La mentira que ahora Alberto y Cristina podrán seguir actuando ante sus seguidores, y ante los ciudadanos en general es, finalmente, la misma para los dos: “de haber estado solo, lo hubiera hecho mejor”. No sea cosa de que les demos la oportunidad de probarlo, porque ahí sí estarían en problemas.
Así las cosas, a menos que el diablo meta la cola, guerra nuclear no va a haber. Con el tiempo se apaciguarán las aguas en el oficialismo, y alguna fórmula precaria de paz va a permitirles convivir hasta el año que viene.
¿Será esa una fórmula suficiente para mantener mínimamente la economía en caja hasta diciembre de 2023?, ¿no será demasiado inestable una “paz armada” entre grupos que ya está claro que no se pueden ni ver? Puede ser, pero pensándolo en perspectiva, ¿cuál sería realmente la novedad?, si desde un principio el FdeT ofreció una convivencia forzada, agarrada con alfileres, entre gente con expectativas muy distintas, y que lo único que tenía en común era la precariedad de sus diagnósticos de la situación que enfrentaban y la expectativa irrealizable en soluciones mágicas. No nos va a ir bien pero tampoco mucho peor de lo que hemos tenido que soportar los últimos años.

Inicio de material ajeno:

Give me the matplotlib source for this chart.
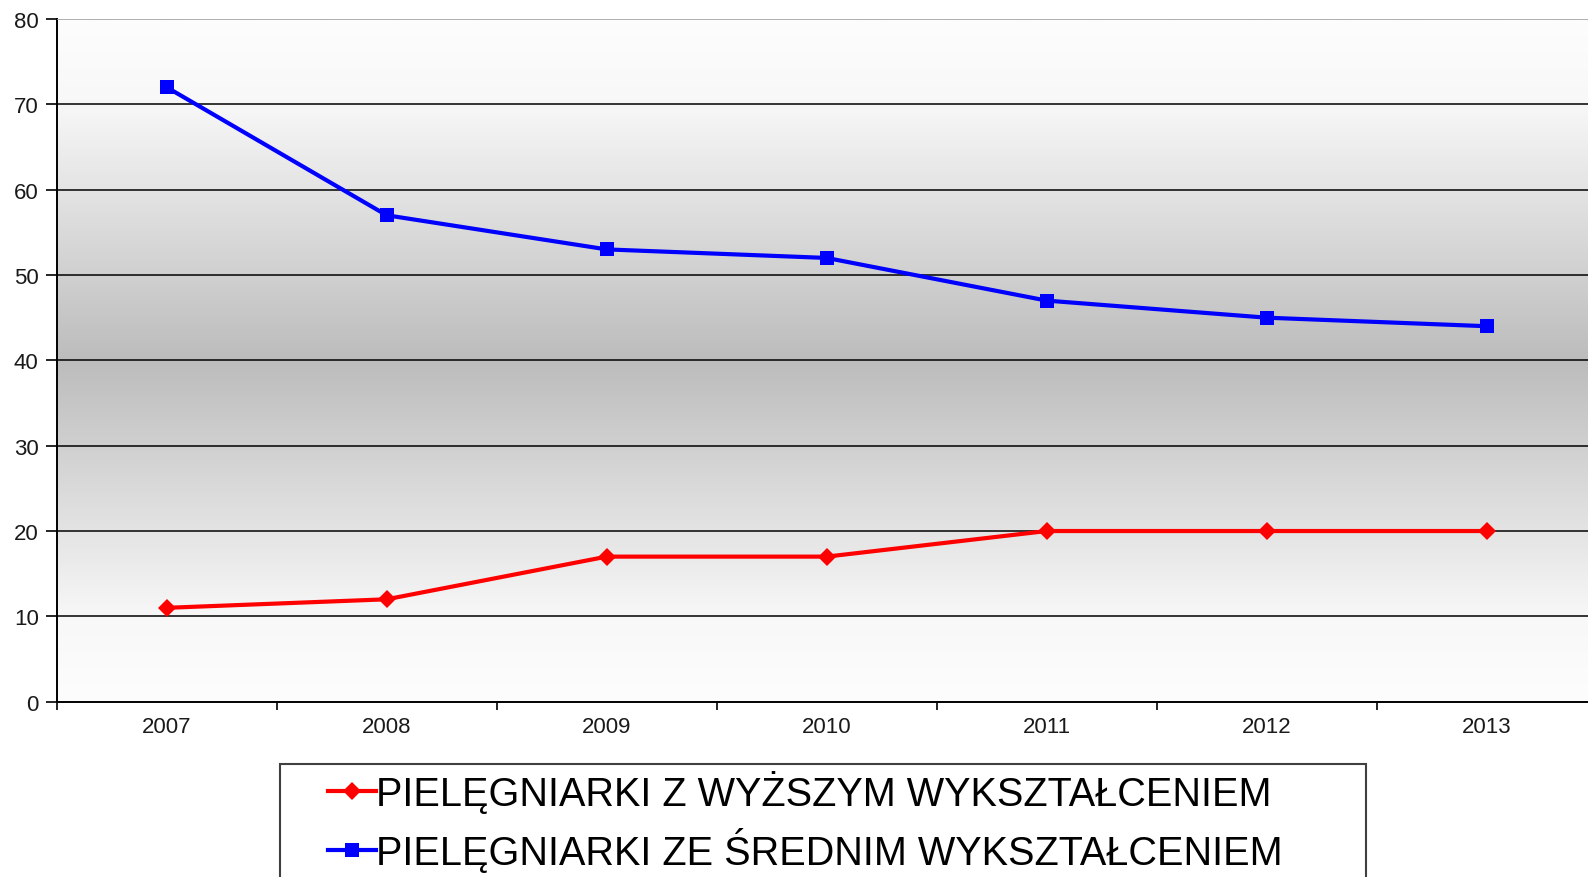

Si optan por el “mal menor” de la convivencia forzada, aclaremos por si hace falta, lo harán no guiados por un sentido de la responsabilidad sino por un primario instinto de supervivencia. ¿Significará que podrán seguir conviviendo más allá del final del mandato, o apostar al menos a una opción electoral compartida? Es más bien difícil: el 10 de diciembre de 2023, tal vez un poco antes o un poco después, el FdeT pasará a mejor vida. Es la ventaja que los argentinos todavía tenemos frente a los rusos: para ellos no hay fecha final para el calvario que tienen que soportar.
De lo que se desprende otra ventaja no menor: mientras más cerca de las próximas elecciones suceda un eventual divorcio, el riesgo de un resultado catastrófico para todos va a ser menor. Aunque las chances electorales para quienes protagonicen la ruptura no serán mucho mejores que ahora. Solo que tal vez a esa altura eso ya no importe tanto, y lo que esté en juego sea, una vez más, la disputa sobre la identidad que tienen en común, la del peronismo.
Disputa que sería bueno sus dirigentes se tomen esta vez más en serio que en los últimos años, y en la que se planteen detenidamente algunas preguntas importantes. Por ejemplo, para ponerlo de nuevo en clave comparativa, ¿qué cornos queremos ser los rusos como colectivo, como proyecto de sociedad, cómo queremos ser vistos por el resto del mundo, como una amenaza potencialmente letal o como socios potenciales de alguna causa más o menos viable y provechosa?
¿No es una discusión en esos términos, acaso, lo que más teme Cristina? Perder las elecciones en 2023 no lo es, eso ya lo da casi por descontado. Su miedo más concreto es que le dejen de tener miedo, que su gravitación en el peronismo decaiga. Que es precisamente de lo que depende el éxito de una salida democrática. No solo ni principalmente de desplazar al FdeT del poder, sino de que el peronismo pueda repensar su rol en el presente y el futuro del país. Algo que no pudo hacer entre 2015 y 2019, y nunca podría haber logrado de la mano de Alberto y sus fórmulas de “convivencia y apaciguamiento”, que para seguir con las comparaciones globales, ya vimos en Europa del este adónde llevan, cuando hay que lidiar con liderazgos tóxicos con suficientes recursos de amenaza en sus manos.